Autonomy is amongst the most-praised modern ideals; and the rhetoric of the self-determining individual — who authors their own life, free from the arbitrary authority of others — saturates liberal-democratic societies. Moral philosophy, bioethics and political theory have, for the most part, shared this enthusiasm. Similarly, the past few decades have seen the language of autonomy increasingly colonise politics, law and the care professions, particularly in the guise of giving individuals ever-more choice in certain aspects of public service provision.
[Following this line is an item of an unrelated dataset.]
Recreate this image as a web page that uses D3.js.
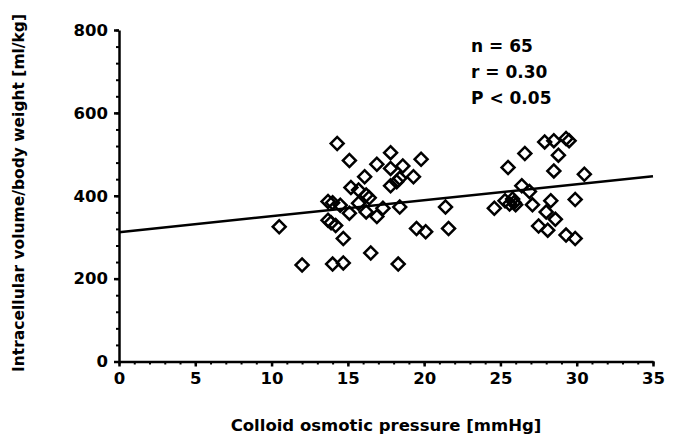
<!DOCTYPE html>
<html>
<head>
<meta charset="utf-8">
<script src="https://cdn.jsdelivr.net/npm/d3@7"></script>
<style>
  body { margin: 0; background: #fff; }
  text { font-family: "DejaVu Sans", sans-serif; font-weight: bold; fill: #000; }
</style>
</head>
<body>
<div id="chart"></div>
<script>
// Datos
var pressure = [
  10.5, 12.0, 13.7, 14.0, 14.5, 13.7, 13.9, 14.2, 14.3, 14.0, 14.7, 14.7,
  15.1, 15.1, 15.2, 15.7, 15.7, 16.1, 16.2, 16.4, 16.2, 16.5, 16.9, 16.9, 17.3,
  17.8, 17.8, 17.8, 18.2, 18.4, 18.6, 18.4, 18.3, 19.3, 19.8, 19.5, 20.1, 21.4, 21.6,
  24.6, 25.3, 25.5, 25.6, 25.8, 26.0, 25.9, 26.4, 26.6, 26.9, 27.1,
  27.5, 27.9, 28.0, 28.1, 28.3, 28.5, 28.5, 28.6, 28.8,
  29.3, 29.5, 29.3, 29.9, 29.9, 30.5
];
var volume = [
  325, 233, 386, 383, 377, 341, 335, 328, 526, 235, 238, 297,
  485, 358, 420, 414, 382, 446, 402, 395, 361, 262, 476, 350, 370,
  504, 466, 424, 434, 442, 472, 373, 235, 446, 488, 321, 313, 373, 321,
  370, 388, 468, 380, 392, 378, 384, 424, 502, 410, 378,
  327, 530, 361, 317, 388, 533, 460, 343, 498,
  538, 533, 305, 297, 391, 452
];
// Recta de regresión (extremos)
var fitX = [0, 35];
var fitY = [312, 447];
var xTicks = [0, 5, 10, 15, 20, 25, 30, 35];
var yTicks = [0, 200, 400, 600, 800];
var stats = ["n = 65", "r = 0.30", "P < 0.05"];

var width = 680, height = 441;
var svg = d3.select("#chart").append("svg")
    .attr("width", width)
    .attr("height", height);

var x = d3.scaleLinear().domain([0, 35]).range([119, 653]);
var y = d3.scaleLinear().domain([0, 800]).range([361.5, 30]);

// Ticks menores
svg.append("g")
    .attr("transform", "translate(0,361.5)")
    .call(d3.axisBottom(x).tickValues(d3.range(0, 36, 1)).tickSize(3).tickFormat(""))
    .call(g => g.select(".domain").remove())
    .selectAll("line").attr("stroke-width", 2);

svg.append("g")
    .attr("transform", "translate(119,0)")
    .call(d3.axisLeft(y).tickValues(d3.range(0, 801, 40)).tickSize(3).tickFormat(""))
    .call(g => g.select(".domain").remove())
    .selectAll("line").attr("stroke-width", 2);

// Ejes principales
var xAxis = svg.append("g")
    .attr("transform", "translate(0,361.5)")
    .call(d3.axisBottom(x).tickValues(xTicks).tickSize(5).tickSizeOuter(0).tickPadding(6));
var yAxis = svg.append("g")
    .attr("transform", "translate(119,0)")
    .call(d3.axisLeft(y).tickValues(yTicks).tickSize(5).tickSizeOuter(0).tickPadding(6));

[xAxis, yAxis].forEach(function (g) {
    g.select(".domain").attr("stroke-width", 2.5);
    g.selectAll("line").attr("stroke-width", 2.5);
    g.selectAll("text")
        .style("font-family", "'DejaVu Sans', sans-serif")
        .style("font-weight", "bold")
        .style("font-size", "16.5px");
});

// Recta de regresión
svg.append("line")
    .attr("x1", x(fitX[0])).attr("y1", y(fitY[0]))
    .attr("x2", x(fitX[1])).attr("y2", y(fitY[1]))
    .attr("stroke", "#000")
    .attr("stroke-width", 2.5);

// Puntos (rombos)
var diamond = d3.symbol().type(d3.symbolSquare).size(84);
svg.selectAll("path.pt")
    .data(pressure.map(function (p, i) { return [p, volume[i]]; }))
    .enter()
    .append("path")
    .attr("class", "pt")
    .attr("d", diamond)
    .attr("transform", function (d) { return "translate(" + x(d[0]) + "," + y(d[1]) + ") rotate(45)"; })
    .attr("fill", "none")
    .attr("stroke", "#000")
    .attr("stroke-width", 2.5);

// Estadísticos
svg.selectAll("text.stat")
    .data(stats)
    .enter()
    .append("text")
    .attr("class", "stat")
    .attr("x", 471)
    .attr("y", function (d, i) { return 52 + i * 26; })
    .style("font-size", "17px")
    .text(function (d) { return d; });

// Títulos de ejes
svg.append("text")
    .attr("x", 386)
    .attr("y", 431)
    .attr("text-anchor", "middle")
    .style("font-size", "16.5px")
    .text("Colloid osmotic pressure [mmHg]");

svg.append("text")
    .attr("transform", "translate(24,193) rotate(-90)")
    .attr("text-anchor", "middle")
    .style("font-size", "15.5px")
    .text("Intracellular volume/body weight [ml/kg]");
</script>
</body>
</html>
Critics of autonomy have not, however, been cowed by its dominance, and many attacks upon it are excoriating. For instance, feminist opponents have decried autonomy as “a thoroughly noxious concept” which shares in a “myth of masculinity” that requires disavowal of relationships that sustain us. Radical critiques of psychiatry lament an “illusion of autonomy” which suppresses social explanations of action and emotional distress, leading to a ‘magical voluntarism’ vastly exaggerating the power of the human will. Moral philosophy, in its valorisation of individual and rational autonomy, is said to admire “a naked Emperor of questionable legitimacy.” In medicine, an “autonomy cult” has been accused of tyrannising patients and medical staff alike. Similarly, commentators on social policy have bemoaned an “uncompromising and rigid worship of personal autonomy” and warned that the “mythology of pure and rational autonomy” leads to a false image of ourselves which is “naive, out of touch with an adequate understanding of human motivation, and, ultimately, philosophically and morally untenable.” Condemnation from communitarians, social scientists, and religious thinkers, amongst others, is no less damning, as we shall see.
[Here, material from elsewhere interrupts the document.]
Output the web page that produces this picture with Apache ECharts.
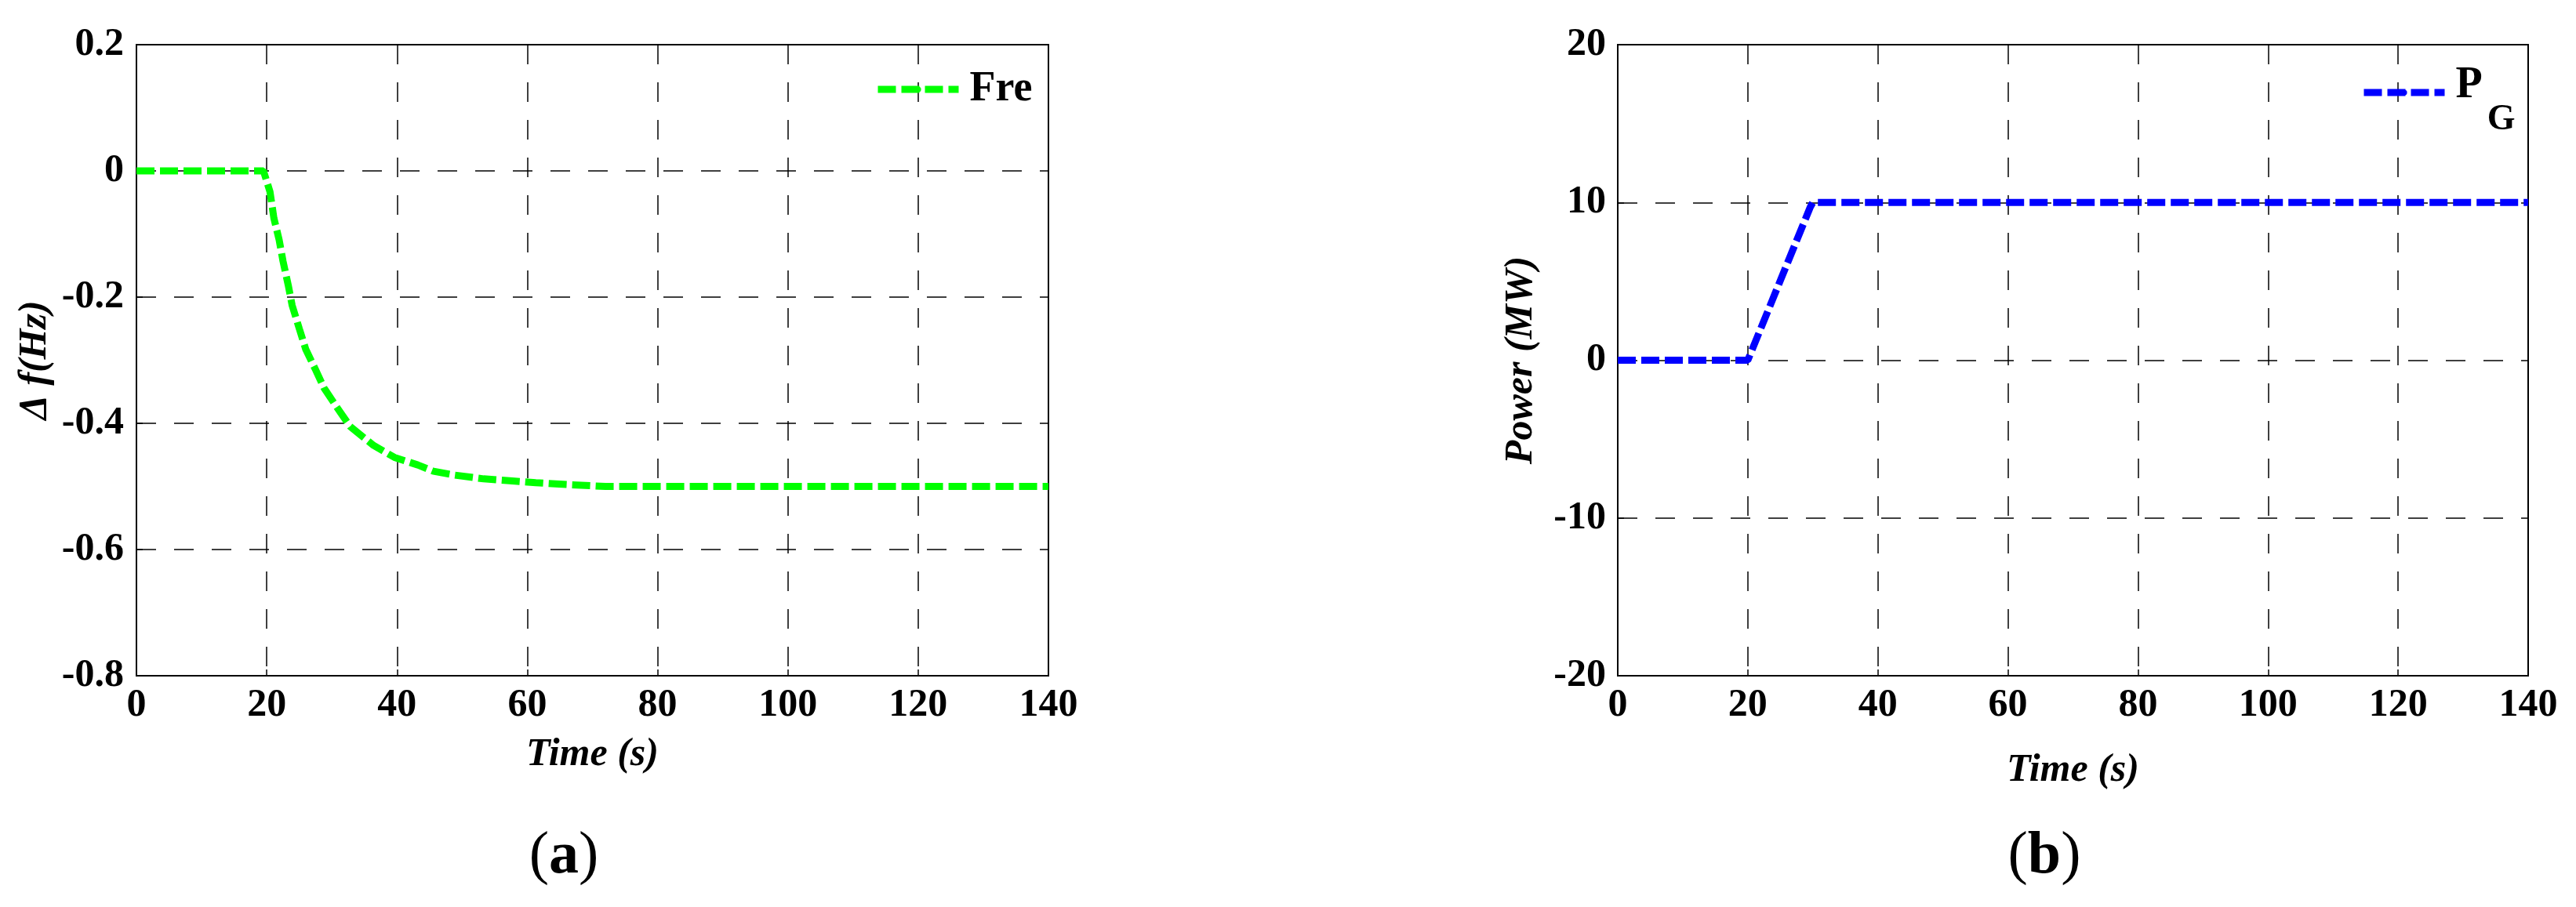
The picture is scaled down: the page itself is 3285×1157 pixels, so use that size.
<!DOCTYPE html>
<html>
<head>
<meta charset="utf-8">
<script src="https://cdn.jsdelivr.net/npm/echarts@6/dist/echarts.min.js"></script>
<style>
  html, body { margin: 0; padding: 0; background: #fff; }
  #chart-container { width: 3285px; height: 1157px; }
</style>
</head>
<body>
<div id="chart-container"></div>
<script>
// (a) frequency deviation
const freqTime = [0, 19.5, 20.5, 21.1, 21.9, 22.5, 23.3, 23.9, 25.0, 26.0, 27.4, 28.8, 30.6, 32.8, 36.4, 39.6, 43.2, 45.6, 48.8, 53.3, 57.3, 61.3, 66, 72, 140];
const freqDev = [0, 0, -0.033, -0.075, -0.109, -0.143, -0.181, -0.213, -0.25, -0.283, -0.313, -0.344, -0.372, -0.405, -0.435, -0.454, -0.466, -0.476, -0.482, -0.488, -0.491, -0.494, -0.497, -0.5, -0.5];

// (b) generator power
const powerTime = [0, 20, 20.4, 29.6, 30, 140];
const powerMW = [0, 0, 0.4, 9.7, 10, 10];

const timeTicks = { min: 0, max: 140, interval: 20 };

const FONT = "'Liberation Serif', 'Times New Roman', serif";

const zip = (xs, ys) => xs.map((x, i) => [x, ys[i]]);

const dom = document.getElementById('chart-container');
const myChart = echarts.init(dom, null, { renderer: 'canvas' });

const gridDash = { color: '#000', width: 1.5, type: [25, 23] };
const tickLabel = { color: '#000', fontFamily: FONT, fontWeight: 'bold', fontSize: 50 };
const axisName = { color: '#000', fontFamily: FONT, fontWeight: 'bold', fontStyle: 'italic', fontSize: 50 };

const xAxisBase = (gridIndex, gap) => ({
  type: 'value',
  gridIndex,
  ...timeTicks,
  name: 'Time (s)',
  nameLocation: 'middle',
  nameGap: gap,
  nameTextStyle: axisName,
  axisLine: { onZero: false, lineStyle: { color: '#000', width: 2 } },
  axisTick: { show: true, inside: true, length: 8, lineStyle: { color: '#000', width: 1.5 } },
  axisLabel: { ...tickLabel, margin: 13 },
  splitLine: { show: true, lineStyle: gridDash },
});

const yAxisBase = (gridIndex, name, min, max, interval, gap, margin) => ({
  type: 'value',
  gridIndex,
  min, max, interval,
  name,
  nameLocation: 'middle',
  nameRotate: 90,
  nameGap: gap,
  nameTextStyle: axisName,
  axisLine: { show: true, onZero: false, lineStyle: { color: '#000', width: 2 } },
  axisTick: { show: true, inside: true, length: 8, lineStyle: { color: '#000', width: 1.5 } },
  axisLabel: { ...tickLabel, margin },
  splitLine: { show: true, lineStyle: gridDash },
});

const panelTag = (letter, x) => ({
  text: '{p|(}{b|' + letter + '}{p|)}',
  left: x, top: 1050, textAlign: 'center',
  textStyle: { rich: {
    p: { fontFamily: FONT, fontSize: 76, fontWeight: 'normal', color: '#000' },
    b: { fontFamily: FONT, fontSize: 76, fontWeight: 'bold', color: '#000' },
  } },
});

const option = {
  animation: false,
  backgroundColor: '#fff',
  title: [panelTag('a', 714), panelTag('b', 2602)],
  legend: [
    {
      data: ['Fre'],
      left: 1115, top: 87, padding: 0,
      itemWidth: 103, itemHeight: 9,
      selectedMode: false,
      lineStyle: { width: 9, type: [23, 7] },
      textStyle: { fontFamily: FONT, fontWeight: 'bold', fontSize: 54, color: '#000', padding: [0, 0, 0, 9] },
    },
    {
      data: ['PG'],
      left: 3010, top: 82, padding: 0,
      itemWidth: 103, itemHeight: 9,
      selectedMode: false,
      lineStyle: { width: 9, type: [23, 7] },
      formatter: () => '{p|P}{g|G}',
      textStyle: {
        rich: {
          p: { fontFamily: FONT, fontWeight: 'bold', fontSize: 56, color: '#000', lineHeight: 72, verticalAlign: 'top', padding: [0, 0, 0, 9] },
          g: { fontFamily: FONT, fontWeight: 'bold', fontSize: 46, color: '#000', lineHeight: 40, verticalAlign: 'top', padding: [48, 0, 0, 6] },
        },
      },
    },
  ],
  grid: [
    { left: 174, top: 57, width: 1163, height: 805, show: true, borderColor: '#000', borderWidth: 2 },
    { left: 2063, top: 57, width: 1161, height: 805, show: true, borderColor: '#000', borderWidth: 2 },
  ],
  xAxis: [xAxisBase(0, 76), xAxisBase(1, 96)],
  yAxis: [
    yAxisBase(0, 'Δ f(Hz)', -0.8, 0.2, 0.2, 104, 16),
    yAxisBase(1, 'Power (MW)', -20, 20, 10, 98, 15),
  ],
  series: [
    {
      name: 'Fre',
      type: 'line',
      xAxisIndex: 0, yAxisIndex: 0,
      symbol: 'none',
      color: '#00ff00',
      lineStyle: { color: '#00ff00', width: 9, type: [23, 7] },
      data: zip(freqTime, freqDev),
    },
    {
      name: 'PG',
      type: 'line',
      xAxisIndex: 1, yAxisIndex: 1,
      symbol: 'none',
      color: '#0000ff',
      lineStyle: { color: '#0000ff', width: 9, type: [23, 7] },
      data: zip(powerTime, powerMW),
    },
  ],
};

myChart.setOption(option);
window.addEventListener('resize', myChart.resize);
</script>
</body>
</html>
The charges facing autonomy are varied: it is impossible or impracticable to achieve; it displaces other fundamental goods, such as solidarity or dignity; it is itself worthless or loathsome; it leads to or entrenches atomisation and other social ills; it is inappropriate for vulnerable, fallible and communal creatures like ourselves; it is an ideological fiction reinforcing a moribund rights-based liberalism; and so on. This report seeks to untangle these diverse and often-contradictory criticisms so that the case against autonomy can be assessed more readily. We will range over philosophy, politics, law, and other areas, with special attention paid to autonomy in medicine, psychiatry and care practice.